Imagino a Leguía en Nueva York, escuchando foxtrot en la radio, en medio de su exilio y de la guerra. Ya había sido presidente una vez, luego testigo, en su estadía en Londres, de las innovaciones de una Revolución Industrial que deben haber impulsado poderosamente su carácter modernizador. Cuando vuelve al Perú, tiene esa visión como desafío y a Estados Unidos de su lado: redibujar la infraestructura, acaso crearla, para que ese lema de “Patria nueva” no sea una promesa política sin sustento. Entre los años veinte y los treinta, Lima es su laboratorio.

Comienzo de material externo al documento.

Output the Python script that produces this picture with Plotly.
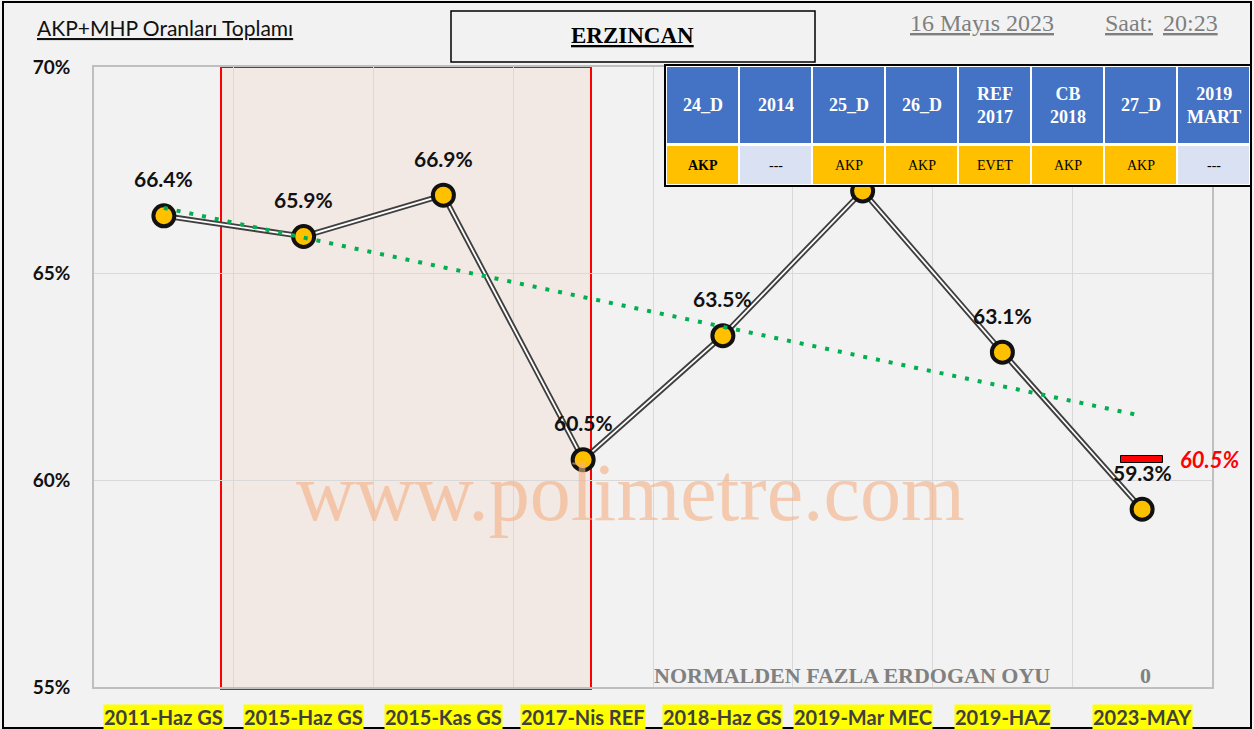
import numpy as np
import plotly.graph_objects as go

# ---------------- data ----------------
categories = ["2011-Haz GS", "2015-Haz GS", "2015-Kas GS", "2017-Nis REF",
              "2018-Haz GS", "2019-Mar MEC", "2019-HAZ", "2023-MAY"]
values = [66.4, 65.9, 66.9, 60.5, 63.5, 67.0, 63.1, 59.3]
label_hidden = [False, False, False, False, False, True, False, False]
expected_2023 = 60.5
y_ticks = [55, 60, 65, 70]

table_headers = ["24_D", "2014", "25_D", "26_D", "REF<br>2017", "CB<br>2018", "27_D", "2019<br>MART"]
table_values = ["AKP", "---", "AKP", "AKP", "EVET", "AKP", "AKP", "---"]

title_text = "ERZINCAN"
subtitle_text = "AKP+MHP Oranları Toplamı"
date_text = "16 Mayıs 2023"
time_label = "Saat:"
time_text = "20:23"
footer_text = "NORMALDEN FAZLA ERDOGAN OYU"
footer_value = "0"
watermark = "www.polimetre.com"

# ---------------- geometry helpers ----------------
W, H = 1254, 729
PL, PR, PT, PB = 94, 1212, 67, 687


def fx(px):
    return (px - PL) / (PR - PL)


def fy(py):
    return (PB - py) / (PB - PT)


SANS = "Lato, Carlito, 'Open Sans', sans-serif"
SERIF = "'Liberation Serif', 'DejaVu Serif', serif"

xi = np.arange(len(values))
coef = np.polyfit(xi, values, 1)
trend = np.polyval(coef, xi)

fig = go.Figure()

# double line: dark outer + light inner
fig.add_trace(go.Scatter(x=categories, y=values, mode="lines",
                         line=dict(color="#3F3F3F", width=5.5),
                         hoverinfo="skip", showlegend=False))
fig.add_trace(go.Scatter(x=categories, y=values, mode="lines",
                         line=dict(color="#FFFFFF", width=1.8),
                         hoverinfo="skip", showlegend=False))
# expected marker (red dash) for 2023
fig.add_trace(go.Bar(
    x=[categories[-1]], y=[0.16], base=[expected_2023 - 0.08], width=0.3,
    marker=dict(color="#FF0000", line=dict(color="#000000", width=1)),
    hoverinfo="skip", showlegend=False))
# markers
fig.add_trace(go.Scatter(x=categories, y=values, mode="markers",
                         marker=dict(size=21, color="#FFC000",
                                     line=dict(color="#111111", width=4)),
                         showlegend=False))
# trendline
fig.add_trace(go.Scatter(x=categories, y=trend, mode="lines",
                         line=dict(color="#00B050", width=4, dash="4px,9px"),
                         hoverinfo="skip", showlegend=False))

shapes = []
annotations = []


def note(x, y, text, font, xanchor="center", yanchor="middle", **kw):
    d = dict(xref="paper", yref="paper", x=x, y=y, text=text, showarrow=False,
             xanchor=xanchor, yanchor=yanchor, font=font)
    d.update(kw)
    annotations.append(d)


# shaded red box
shapes.append(dict(type="rect", xref="paper", yref="paper",
                   x0=fx(221), x1=fx(591), y0=fy(689), y1=fy(67),
                   fillcolor="#F2E8E4", line=dict(color="#FF0000", width=2),
                   layer="below"))

# outer frame
shapes.append(dict(type="rect", xref="paper", yref="paper",
                   x0=fx(3), x1=fx(1251), y0=fy(728), y1=fy(2),
                   line=dict(color="#000000", width=2), layer="above"))

# title box
shapes.append(dict(type="rect", xref="paper", yref="paper",
                   x0=fx(451), x1=fx(815), y0=fy(62), y1=fy(11),
                   fillcolor="#F2F2F2", line=dict(color="#000000", width=1.5),
                   layer="above"))

# table
TL, TR, TT, TM, TB = 666, 1250, 66, 144, 185
ncol = len(table_headers)
cw = (TR - TL) / ncol
shapes.append(dict(type="rect", xref="paper", yref="paper",
                   x0=fx(TL - 1), x1=fx(TR + 1), y0=fy(TB + 1), y1=fy(TT - 1),
                   fillcolor="#FFFFFF", line=dict(color="#000000", width=2),
                   layer="above"))
for i, (h, v) in enumerate(zip(table_headers, table_values)):
    x0 = TL + i * cw + 1
    x1 = TL + (i + 1) * cw - 1
    shapes.append(dict(type="rect", xref="paper", yref="paper",
                       x0=fx(x0), x1=fx(x1), y0=fy(TM - 1), y1=fy(TT + 1),
                       fillcolor="#4472C4", line=dict(width=0), layer="above"))
    fill = "#D9E1F2" if v == "---" else "#FFC000"
    shapes.append(dict(type="rect", xref="paper", yref="paper",
                       x0=fx(x0), x1=fx(x1), y0=fy(TB - 1), y1=fy(TM + 2),
                       fillcolor=fill, line=dict(width=0), layer="above"))
    xc = fx((x0 + x1) / 2)
    note(xc, fy((TT + TM) / 2), f"<b>{h}</b>",
         dict(family=SERIF, size=18, color="#FFFFFF"))
    vt = f"<b>{v}</b>" if i == 0 else v
    note(xc, fy((TM + TB) / 2 + 1), vt, dict(family=SERIF, size=14, color="#000000"))

# data labels
for c, v, hid in zip(categories, values, label_hidden):
    if hid:
        continue
    annotations.append(dict(x=c, y=v, xref="x", yref="y", yshift=37,
                            xanchor="center", yanchor="middle",
                            text=f"<b>{v:.1f}%</b>", showarrow=False,
                            font=dict(family=SANS, size=21, color="#111111")))

# expected value label
annotations.append(dict(x=categories[-1], y=expected_2023, xref="x", yref="y",
                        xanchor="left", yanchor="middle", xshift=36, yshift=0,
                        text=f"<b><i>{expected_2023:.1f}%</i></b>", showarrow=False,
                        font=dict(family=SANS, size=22, color="#FF0000")))

# x tick labels with yellow highlight
for c in categories:
    annotations.append(dict(x=c, y=fy(717), xref="x", yref="paper",
                            xanchor="center", yanchor="middle",
                            text=f"<b>{c}</b>", showarrow=False,
                            bgcolor="#FFFF00", borderpad=0,
                            font=dict(family=SANS, size=20, color="#404040")))

# texts
note(fx(35), fy(28), f"<u>{subtitle_text}</u>",
     dict(family=SANS, size=21, color="#111111"), xanchor="left")
note(fx(632), fy(35), f"<b><u>{title_text}</u></b>",
     dict(family=SERIF, size=23, color="#000000"))
note(fx(982), fy(23), f"<u>{date_text}</u>", dict(family=SERIF, size=24, color="#7F7F7F"))
note(fx(1129), fy(23), f"<u>{time_label}</u>", dict(family=SERIF, size=24, color="#7F7F7F"))
note(fx(1190), fy(23), f"<u>{time_text}</u>", dict(family=SERIF, size=24, color="#7F7F7F"))
note(fx(852), fy(675), f"<b>{footer_text}</b>", dict(family=SERIF, size=22, color="#808080"))
note(fx(1145), fy(675), f"<b>{footer_value}</b>", dict(family=SERIF, size=22, color="#808080"))
note(fx(630), fy(492), watermark, dict(family=SERIF, size=82, color="#F4B183"), opacity=0.6)

fig.update_layout(
    width=W, height=H, autosize=False,
    margin=dict(l=PL, r=W - PR, t=PT, b=H - PB, pad=0),
    paper_bgcolor="#F2F2F2", plot_bgcolor="#F2F2F2",
    showlegend=False, shapes=shapes, annotations=annotations,
    bargap=0,
    xaxis=dict(type="category", categoryorder="array", categoryarray=categories,
               range=[-0.5, len(categories) - 0.5],
               showticklabels=False, tickson="boundaries", ticks="",
               showgrid=True, gridcolor="#D9D9D9", gridwidth=1,
               showline=True, linecolor="#BFBFBF", linewidth=1.5, mirror=True,
               zeroline=False, fixedrange=True),
    yaxis=dict(range=[55, 70], tickvals=y_ticks, ticktext=[f"<b>{t}%</b>" for t in y_ticks],
               tickfont=dict(family=SANS, size=19, color="#111111"),
               ticks="", ticklabelstandoff=18,
               showgrid=True, gridcolor="#D9D9D9", gridwidth=1,
               showline=True, linecolor="#BFBFBF", linewidth=1.5, mirror=True,
               zeroline=False, fixedrange=True),
)

fig.write_html("out.html", config={"displayModeBar": False},
               post_script="document.body.style.margin='0';document.body.style.overflow='hidden';")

Fomenta, induce, establece, gesta, hace. Urbaniza la ciudad, creando avenidas y rompiendo el silencio de las antiguas haciendas. La avenida Leguía, hoy Arequipa, unió Lima y su barrio de Santa Beatriz con San Isidro y Miraflores.
El crecimiento de la capital durante su oncenio es vertiginoso; entre haciendas y fundos se crean barrios de clase emergente que ya cuentan con luz, agua y desagüe. Es el principio de las carreteras, de una Lima de arterias, de la ciudad del automóvil, por ello la de la libertad de movimiento. Eso hace nacer un nuevo estilo de auto, descapotable, colorinche, festivo, veloz, aerodinámico en la medida de lo posible. Y con ello, una nueva mujer, la mujer al volante, independiente y audaz, que ya no vestía tanta tela en el cuerpo, que entraba al mar en los baños de Chorrillos, Miraflores y Barranco usando apenas un traje ceñido y ya no las ropas largas y pesadas que usaran sus madres.
Llevaba el pelo corto, dejaba ver mucho más que sus tobillos, usaba colorete, fumaba en público y si se tapaba era porque tenía frío. El avión, la radio, el indígena, el vals criollo, el cemento, el asfalto, las plazas y monumentos, el transporte público, las obras y leyes, los carnavales secos, los clubes y deportes, las reinas y salones de belleza, todo tenía que ver con Leguía y su afán de innovar. Fue el centenario de la independencia el momento cumbre de su carrera política y su rol como transformador, si no del Perú, al menos del corazón del país.
Si bien hay calles que llevan su nombre, ninguna en la zona histórica de la ciudad. Sus enemigos políticos se encargaron de borrarlo de nuestra historia, arrancando con la fuerza de un camión su busto de las raíces de la gran avenida y el pobre-rico país que lo hizo nacer, que lo vio ir, venir e ir.